Automated pedestrian crossing signals will be introduced to the Kogarah health precinct to minimise the spread of the coronavirus.
The automated pedestrian signal crossings, operating 24 hours a day, seven days a week will be expanded into major health precincts across Greater Sydney through a gradual roll-out.
The first stage started today in Randwick at the Sydney Children's Hospital and Prince of Wales Hospital.
The same initiative was rolled out on Monday, March 23 across the Sydney CBD, 24 hours seven days a week.
Pedestrian signals at key traffic intersections and in the immediate vicinity of major health precincts will become automated 24 hours a day, seven days a week.
This means pedestrians no longer need to push the 'call' button to activate the pedestrian signal crossings while still being able to cross the road safely and access health services.

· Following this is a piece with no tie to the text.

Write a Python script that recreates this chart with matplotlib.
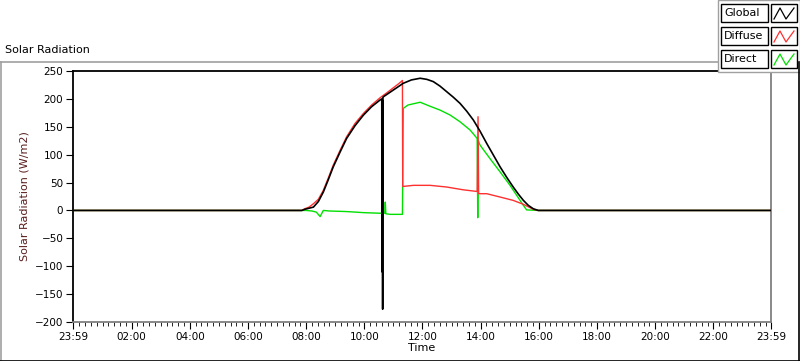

Transport for NSW has taken a targeted approach by implementing this public health measure where pedestrian activity is high and it would be most effective in limiting the spread of Coronavirus. Implementing this initiative across all signal crossings state-wide is not possible and would unnecessarily impact on traffic flow in some areas.
From Saturday 28 March, automated pedestrian signal crossings will be gradually rolled out in the following health precincts:
Sydney Children's Hospital - Randwick
Prince of Wales Hospital - Randwick
Royal Prince Alfred Hospital - Camperdown
St Vincent's Hospital - Darlinghurst
The Children's Hospital at Westmead - Westmead
Westmead Hospital - Westmead
Liverpool Hospital - Liverpool
Nepean Hospital - Kingswood
St George Hospital NSW - Kogarah
Royal North Shore Hospital - St Leonards
Blacktown Hospital - Blacktown
Transport for NSW Secretary Rodd Staples said we have been working closely with NSW Healthand the NSW Centre for Road Safety, and identified key health precincts where this targeted initiative would be effective in protecting frontline staff and those who are most vulnerable.

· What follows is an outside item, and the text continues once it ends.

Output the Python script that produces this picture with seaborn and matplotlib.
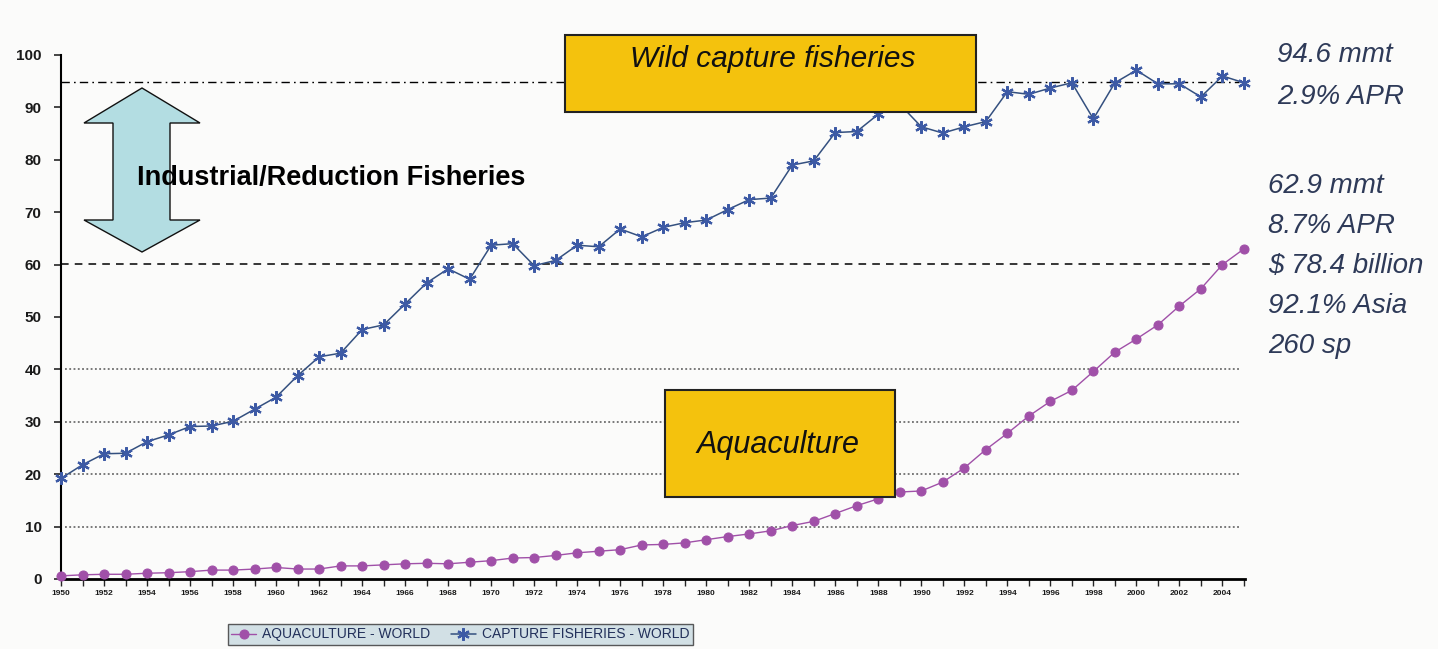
import numpy as np
import pandas as pd
import matplotlib
matplotlib.use("Agg")
import matplotlib.pyplot as plt
from matplotlib.patches import Rectangle, Polygon
import seaborn as sns

# ---------------- data ----------------
years = list(range(1950, 2006))
capture = [19.2, 21.8, 23.9, 24.0, 26.2, 27.5, 29.1, 29.2, 30.1, 32.4,
           34.7, 38.8, 42.4, 43.1, 47.6, 48.5, 52.5, 56.5, 59.2, 57.2,
           63.7, 64.0, 59.8, 60.8, 63.7, 63.4, 66.8, 65.3, 67.1, 68.0,
           68.5, 70.5, 72.4, 72.7, 79.0, 79.8, 85.2, 85.4, 88.7, 90.6,
           86.3, 85.1, 86.3, 87.3, 93.0, 92.5, 93.7, 94.7, 87.8, 94.7,
           97.1, 94.5, 94.5, 92.0, 96.0, 94.7]
aquaculture = [0.6, 0.8, 0.9, 0.9, 1.1, 1.2, 1.4, 1.7, 1.7, 1.9,
               2.2, 1.9, 1.9, 2.5, 2.5, 2.7, 2.9, 3.0, 2.9, 3.2,
               3.5, 4.0, 4.1, 4.5, 5.0, 5.3, 5.6, 6.5, 6.6, 6.9,
               7.5, 8.1, 8.6, 9.2, 10.2, 11.0, 12.5, 14.0, 15.3, 16.6,
               16.8, 18.5, 21.2, 24.7, 27.8, 31.1, 33.9, 36.0, 39.6, 43.3,
               45.8, 48.5, 52.1, 55.4, 60.0, 63.0]
series_names = ["AQUACULTURE - WORLD", "CAPTURE FISHERIES - WORLD"]
x_tick_labels = [str(y) for y in range(1950, 2005, 2)]
y_ticks = list(range(0, 101, 10))
grid_levels = [10, 20, 30, 40]
capture_ref = 94.8
aqua_ref = 60.2
capture_notes = ["94.6 mmt", "2.9% APR"]
aqua_notes = ["62.9 mmt", "8.7% APR", "$ 78.4 billion", "92.1% Asia", "260 sp"]

df = pd.DataFrame({
    "year": years * 2,
    "value": aquaculture + capture,
    "series": [series_names[0]] * len(years) + [series_names[1]] * len(years),
})

# ---------------- style ----------------
sns.set_style("white")
plt.rcParams["font.family"] = ["Liberation Sans", "DejaVu Sans"]

W, H = 1438, 649
fig = plt.figure(figsize=(W / 100, H / 100), dpi=100)
fig.patch.set_facecolor("#fbfbfa")


def fx(px):
    return px / W


def fy(py):
    return 1 - py / H


ax = fig.add_axes([fx(61), fy(579), fx(1245) - fx(61), fy(55) - fy(579)])
ax.set_facecolor("none")

purple = "#a050a8"
blue = "#3d5aa5"

sns.lineplot(data=df[df.series == series_names[0]], x="year", y="value",
             ax=ax, color=purple, linewidth=1.0, marker="o", markersize=6.5,
             markerfacecolor=purple, markeredgecolor=purple,
             label=series_names[0], clip_on=False, zorder=4)
sns.lineplot(data=df[df.series == series_names[1]], x="year", y="value",
             ax=ax, color="#34507f", linewidth=1.1, marker=(6, 2, 0),
             markersize=9, markeredgecolor=blue, markeredgewidth=1.6,
             label=series_names[1], clip_on=False, zorder=4)

# reference lines
for g in grid_levels:
    ax.axhline(g, xmin=0.003, xmax=0.995, color="#555555", linestyle=(0, (1.2, 1.6)),
               linewidth=1.1, zorder=1)
ax.axhline(aqua_ref, xmin=0.0, xmax=0.995, color="black", linestyle=(0, (5, 4)),
           linewidth=1.1, zorder=2)
ax.axhline(capture_ref, xmin=0.0, xmax=0.995, color="black",
           linestyle=(0, (6, 3, 1.2, 3)), linewidth=1.0, zorder=2)

ax.set_xlim(1950, 2005.05)
ax.set_ylim(0, 100)
ax.set_yticks(y_ticks)
ax.set_yticklabels([str(v) for v in y_ticks], fontsize=11, fontweight="bold", color="#1a1a1a")
ax.set_xticks(list(range(1950, 2005, 2)))
ax.set_xticklabels(x_tick_labels, fontsize=6, fontweight="bold", color="#1a1a1a")
ax.set_xticks(years, minor=True)
ax.tick_params(axis="y", which="major", direction="out", length=5, width=1.2, pad=9, left=True)
ax.tick_params(axis="x", which="both", direction="out", length=5, width=1.0, pad=3, bottom=True)
ax.set_xlabel("")
ax.set_ylabel("")
for s in ["top", "right"]:
    ax.spines[s].set_visible(False)
ax.spines["left"].set_linewidth(1.5)
ax.spines["bottom"].set_linewidth(2.0)
ax.spines["left"].set_color("black")
ax.spines["bottom"].set_color("black")

# legend
leg = ax.legend(loc="upper left", bbox_to_anchor=(fx(228), fy(624)),
                bbox_transform=fig.transFigure, ncol=2, frameon=True,
                fancybox=False, handlelength=1.8, borderaxespad=0,
                handletextpad=0.4, columnspacing=1.5, borderpad=0.25,
                prop={"family": "Liberation Sans", "size": 10})
leg.get_frame().set_facecolor("#c8dae0")
leg.get_frame().set_edgecolor("#333333")
leg.get_frame().set_linewidth(1.0)
for t in leg.get_texts():
    t.set_color("#22305a")

# yellow boxes
yellow = "#f4c20d"
fig.add_artist(Rectangle((fx(565), fy(112)), fx(976) - fx(565), fy(35) - fy(112),
                         transform=fig.transFigure, facecolor=yellow,
                         edgecolor="#222222", linewidth=1.5, zorder=5))
fig.text(fx(773), fy(59), "Wild capture fisheries", ha="center", va="center",
         fontsize=21.5, style="italic", color="#111111", zorder=6)
fig.add_artist(Rectangle((fx(665), fy(497)), fx(895) - fx(665), fy(390) - fy(497),
                         transform=fig.transFigure, facecolor=yellow,
                         edgecolor="#222222", linewidth=1.5, zorder=5))
fig.text(fx(778), fy(445), "Aquaculture", ha="center", va="center",
         fontsize=22, style="italic", color="#111111", zorder=6)

# double arrow
arrow_px = [(142, 88), (200, 123), (170, 123), (170, 220), (200, 220), (142, 252),
            (84, 220), (113, 220), (113, 123), (84, 123)]
fig.add_artist(Polygon([(fx(x), fy(y)) for x, y in arrow_px], closed=True,
                       transform=fig.transFigure, facecolor="#b3dde2",
                       edgecolor="#111111", linewidth=1.0, zorder=5))
fig.text(fx(137), fy(178), "Industrial/Reduction Fisheries", ha="left", va="center",
         fontsize=19.5, fontweight="bold", color="black", zorder=6)

# right-hand notes
note_color = "#2e3a58"
for i, t in enumerate(capture_notes):
    fig.text(fx(1277), fy(55 + 42 * i), t, ha="left", va="center", fontsize=20,
             style="italic", color=note_color)
for i, t in enumerate(aqua_notes):
    fig.text(fx(1268), fy(186 + 40 * i), t, ha="left", va="center", fontsize=20,
             style="italic", color=note_color)

fig.savefig("out.png", dpi=100, facecolor=fig.get_facecolor())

"We're introducing this initiative to minimise the spread of Coronavirus in the community, especially for essential hospital staff, patients, and members of the community visiting the hospital," Mr Staples said.
"People should continue to wash their hands regularly, sneeze and cough into their elbows or clean tissues that are then discarded and always practice social distancing."